# start of Source material
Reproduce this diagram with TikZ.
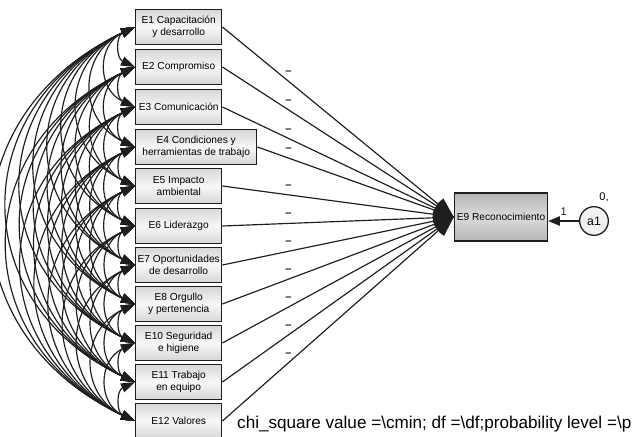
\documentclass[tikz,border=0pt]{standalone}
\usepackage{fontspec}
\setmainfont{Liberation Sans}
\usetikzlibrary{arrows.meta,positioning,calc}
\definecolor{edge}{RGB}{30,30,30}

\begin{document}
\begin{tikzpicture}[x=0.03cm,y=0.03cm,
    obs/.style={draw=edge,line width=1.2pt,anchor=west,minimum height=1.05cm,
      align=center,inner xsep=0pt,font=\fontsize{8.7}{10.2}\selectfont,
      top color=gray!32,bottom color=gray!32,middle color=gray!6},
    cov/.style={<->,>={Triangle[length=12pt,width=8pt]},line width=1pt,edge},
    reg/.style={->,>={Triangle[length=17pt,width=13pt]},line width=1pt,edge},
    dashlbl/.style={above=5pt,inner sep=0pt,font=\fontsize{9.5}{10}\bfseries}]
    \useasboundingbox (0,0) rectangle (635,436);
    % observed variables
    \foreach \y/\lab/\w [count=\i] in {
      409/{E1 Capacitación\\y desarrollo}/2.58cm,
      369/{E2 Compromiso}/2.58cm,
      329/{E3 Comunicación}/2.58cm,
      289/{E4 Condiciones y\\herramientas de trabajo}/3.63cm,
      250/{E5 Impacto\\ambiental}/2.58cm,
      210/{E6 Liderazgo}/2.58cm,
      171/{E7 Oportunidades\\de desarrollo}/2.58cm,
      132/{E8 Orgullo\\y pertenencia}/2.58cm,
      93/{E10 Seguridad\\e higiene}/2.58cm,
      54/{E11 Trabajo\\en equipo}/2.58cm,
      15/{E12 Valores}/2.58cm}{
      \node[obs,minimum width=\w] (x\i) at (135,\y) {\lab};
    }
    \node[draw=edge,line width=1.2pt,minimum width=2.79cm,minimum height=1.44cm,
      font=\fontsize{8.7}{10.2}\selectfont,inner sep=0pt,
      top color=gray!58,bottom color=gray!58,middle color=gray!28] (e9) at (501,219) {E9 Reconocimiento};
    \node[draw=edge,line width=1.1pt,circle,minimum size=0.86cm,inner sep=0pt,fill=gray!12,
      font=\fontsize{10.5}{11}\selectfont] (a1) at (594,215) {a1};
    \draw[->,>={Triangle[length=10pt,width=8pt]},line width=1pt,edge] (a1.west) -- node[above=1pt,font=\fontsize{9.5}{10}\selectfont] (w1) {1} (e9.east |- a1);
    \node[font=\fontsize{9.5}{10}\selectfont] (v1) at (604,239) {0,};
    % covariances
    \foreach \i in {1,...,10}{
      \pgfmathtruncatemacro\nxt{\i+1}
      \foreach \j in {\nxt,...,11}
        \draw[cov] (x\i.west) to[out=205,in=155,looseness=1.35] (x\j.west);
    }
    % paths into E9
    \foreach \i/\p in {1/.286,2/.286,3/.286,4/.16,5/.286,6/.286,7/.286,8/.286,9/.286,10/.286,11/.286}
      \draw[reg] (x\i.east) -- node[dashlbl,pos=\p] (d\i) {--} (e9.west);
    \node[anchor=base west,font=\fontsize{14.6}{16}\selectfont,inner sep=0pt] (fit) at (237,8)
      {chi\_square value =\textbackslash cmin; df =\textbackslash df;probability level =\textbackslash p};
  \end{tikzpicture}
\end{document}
# end of Source material
Your goal
Your copy of the data above should match it exactly, except that pictures are left out.

Answer to the task
Reproduce this diagram with TikZ.
\documentclass[tikz,border=0pt]{standalone}
\usepackage{fontspec}
\setmainfont{Liberation Sans}
\usetikzlibrary{arrows.meta,positioning,calc}
\definecolor{edge}{RGB}{30,30,30}

\begin{document}
\begin{tikzpicture}[x=0.03cm,y=0.03cm,
    obs/.style={draw=edge,line width=1.2pt,anchor=west,minimum height=1.05cm,
      align=center,inner xsep=0pt,font=\fontsize{8.7}{10.2}\selectfont,
      top color=gray!32,bottom color=gray!32,middle color=gray!6},
    cov/.style={<->,>={Triangle[length=12pt,width=8pt]},line width=1pt,edge},
    reg/.style={->,>={Triangle[length=17pt,width=13pt]},line width=1pt,edge},
    dashlbl/.style={above=5pt,inner sep=0pt,font=\fontsize{9.5}{10}\bfseries}]
    \useasboundingbox (0,0) rectangle (635,436);
    % observed variables
    \foreach \y/\lab/\w [count=\i] in {
      409/{E1 Capacitación\\y desarrollo}/2.58cm,
      369/{E2 Compromiso}/2.58cm,
      329/{E3 Comunicación}/2.58cm,
      289/{E4 Condiciones y\\herramientas de trabajo}/3.63cm,
      250/{E5 Impacto\\ambiental}/2.58cm,
      210/{E6 Liderazgo}/2.58cm,
      171/{E7 Oportunidades\\de desarrollo}/2.58cm,
      132/{E8 Orgullo\\y pertenencia}/2.58cm,
      93/{E10 Seguridad\\e higiene}/2.58cm,
      54/{E11 Trabajo\\en equipo}/2.58cm,
      15/{E12 Valores}/2.58cm}{
      \node[obs,minimum width=\w] (x\i) at (135,\y) {\lab};
    }
    \node[draw=edge,line width=1.2pt,minimum width=2.79cm,minimum height=1.44cm,
      font=\fontsize{8.7}{10.2}\selectfont,inner sep=0pt,
      top color=gray!58,bottom color=gray!58,middle color=gray!28] (e9) at (501,219) {E9 Reconocimiento};
    \node[draw=edge,line width=1.1pt,circle,minimum size=0.86cm,inner sep=0pt,fill=gray!12,
      font=\fontsize{10.5}{11}\selectfont] (a1) at (594,215) {a1};
    \draw[->,>={Triangle[length=10pt,width=8pt]},line width=1pt,edge] (a1.west) -- node[above=1pt,font=\fontsize{9.5}{10}\selectfont] (w1) {1} (e9.east |- a1);
    \node[font=\fontsize{9.5}{10}\selectfont] (v1) at (604,239) {0,};
    % covariances
    \foreach \i in {1,...,10}{
      \pgfmathtruncatemacro\nxt{\i+1}
      \foreach \j in {\nxt,...,11}
        \draw[cov] (x\i.west) to[out=205,in=155,looseness=1.35] (x\j.west);
    }
    % paths into E9
    \foreach \i/\p in {1/.286,2/.286,3/.286,4/.16,5/.286,6/.286,7/.286,8/.286,9/.286,10/.286,11/.286}
      \draw[reg] (x\i.east) -- node[dashlbl,pos=\p] (d\i) {--} (e9.west);
    \node[anchor=base west,font=\fontsize{14.6}{16}\selectfont,inner sep=0pt] (fit) at (237,8)
      {chi\_square value =\textbackslash cmin; df =\textbackslash df;probability level =\textbackslash p};
  \end{tikzpicture}
\end{document}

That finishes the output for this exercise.